start Stored records

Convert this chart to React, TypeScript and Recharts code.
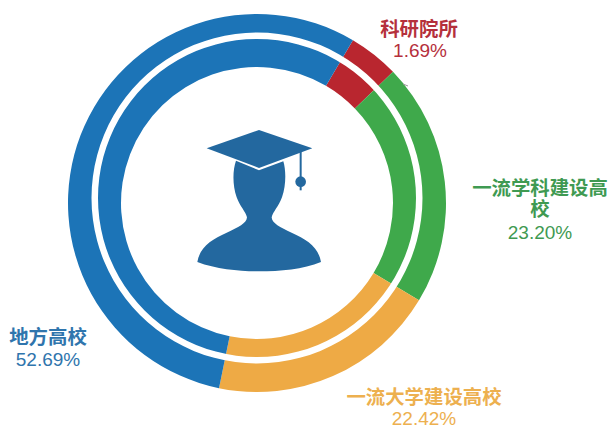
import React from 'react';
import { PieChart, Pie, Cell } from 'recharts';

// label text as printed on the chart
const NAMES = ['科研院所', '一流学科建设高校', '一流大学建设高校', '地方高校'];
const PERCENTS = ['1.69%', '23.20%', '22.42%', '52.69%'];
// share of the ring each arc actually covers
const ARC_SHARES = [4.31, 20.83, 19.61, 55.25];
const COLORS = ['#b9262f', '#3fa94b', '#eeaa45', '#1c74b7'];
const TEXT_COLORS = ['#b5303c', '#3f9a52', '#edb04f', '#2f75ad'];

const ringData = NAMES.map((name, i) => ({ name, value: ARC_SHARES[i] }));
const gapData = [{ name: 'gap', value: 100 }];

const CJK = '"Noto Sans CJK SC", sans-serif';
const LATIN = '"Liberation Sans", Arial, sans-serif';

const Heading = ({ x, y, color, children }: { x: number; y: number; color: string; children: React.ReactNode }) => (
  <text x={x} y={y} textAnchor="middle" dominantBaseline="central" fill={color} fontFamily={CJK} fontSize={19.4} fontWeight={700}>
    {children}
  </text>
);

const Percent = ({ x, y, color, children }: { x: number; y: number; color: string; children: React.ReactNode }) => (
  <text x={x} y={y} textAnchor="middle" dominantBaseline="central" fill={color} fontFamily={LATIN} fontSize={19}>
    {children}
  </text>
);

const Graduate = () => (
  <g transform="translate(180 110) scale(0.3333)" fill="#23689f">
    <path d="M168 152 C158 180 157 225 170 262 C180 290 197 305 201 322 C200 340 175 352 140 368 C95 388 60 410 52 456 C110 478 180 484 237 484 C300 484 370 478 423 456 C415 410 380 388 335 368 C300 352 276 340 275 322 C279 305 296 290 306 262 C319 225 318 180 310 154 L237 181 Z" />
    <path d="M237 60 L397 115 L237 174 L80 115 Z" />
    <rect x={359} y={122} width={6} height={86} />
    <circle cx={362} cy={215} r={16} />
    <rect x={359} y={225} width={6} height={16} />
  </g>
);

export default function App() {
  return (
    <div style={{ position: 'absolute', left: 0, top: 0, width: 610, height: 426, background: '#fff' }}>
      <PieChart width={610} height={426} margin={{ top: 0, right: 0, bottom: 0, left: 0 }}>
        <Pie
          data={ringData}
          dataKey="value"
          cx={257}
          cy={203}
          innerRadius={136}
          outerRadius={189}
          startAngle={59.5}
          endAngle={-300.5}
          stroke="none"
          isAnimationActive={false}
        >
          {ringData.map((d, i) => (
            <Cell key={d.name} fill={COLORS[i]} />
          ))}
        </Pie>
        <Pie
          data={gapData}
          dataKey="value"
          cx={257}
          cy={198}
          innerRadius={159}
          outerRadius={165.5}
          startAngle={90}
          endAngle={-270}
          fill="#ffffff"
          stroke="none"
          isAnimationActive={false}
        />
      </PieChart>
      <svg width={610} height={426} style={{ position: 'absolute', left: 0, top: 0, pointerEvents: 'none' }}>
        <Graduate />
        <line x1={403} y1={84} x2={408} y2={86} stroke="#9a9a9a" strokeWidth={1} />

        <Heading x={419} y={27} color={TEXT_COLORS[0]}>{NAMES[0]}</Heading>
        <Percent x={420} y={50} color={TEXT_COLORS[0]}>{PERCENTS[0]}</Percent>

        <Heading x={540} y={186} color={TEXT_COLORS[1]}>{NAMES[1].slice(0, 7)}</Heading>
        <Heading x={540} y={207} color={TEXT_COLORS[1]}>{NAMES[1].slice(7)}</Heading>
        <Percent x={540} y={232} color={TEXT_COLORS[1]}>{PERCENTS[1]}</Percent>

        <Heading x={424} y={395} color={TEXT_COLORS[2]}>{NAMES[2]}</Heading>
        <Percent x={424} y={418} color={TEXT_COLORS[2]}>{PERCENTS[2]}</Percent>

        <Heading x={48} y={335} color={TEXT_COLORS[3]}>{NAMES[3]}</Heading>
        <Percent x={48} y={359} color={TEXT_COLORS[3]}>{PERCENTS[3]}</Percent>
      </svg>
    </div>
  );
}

end Stored records
start Stored records

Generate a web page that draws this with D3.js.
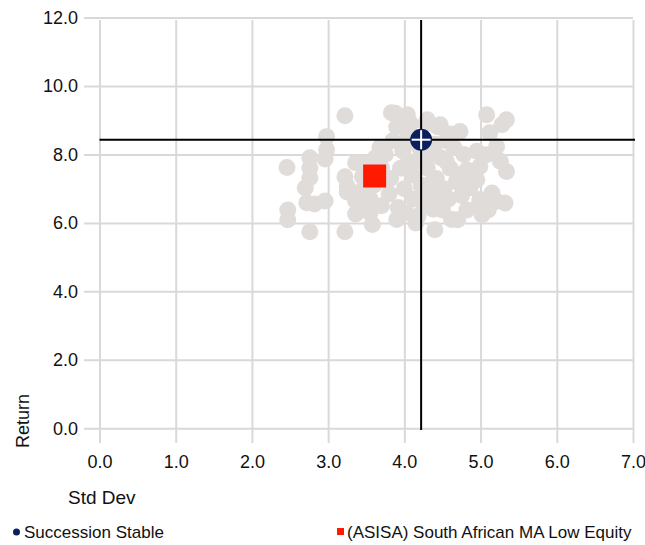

end Stored records

*Task goal:* Beginning with the line above that contains "Convert this chart" and ending with the line that contains "PieChart, Pie, Cell", quote each line exactly, keeping out the pictures.

*Solution for this problem:*
Convert this chart to React, TypeScript and Recharts code.
import React from 'react';
import { PieChart, Pie, Cell } from 'recharts';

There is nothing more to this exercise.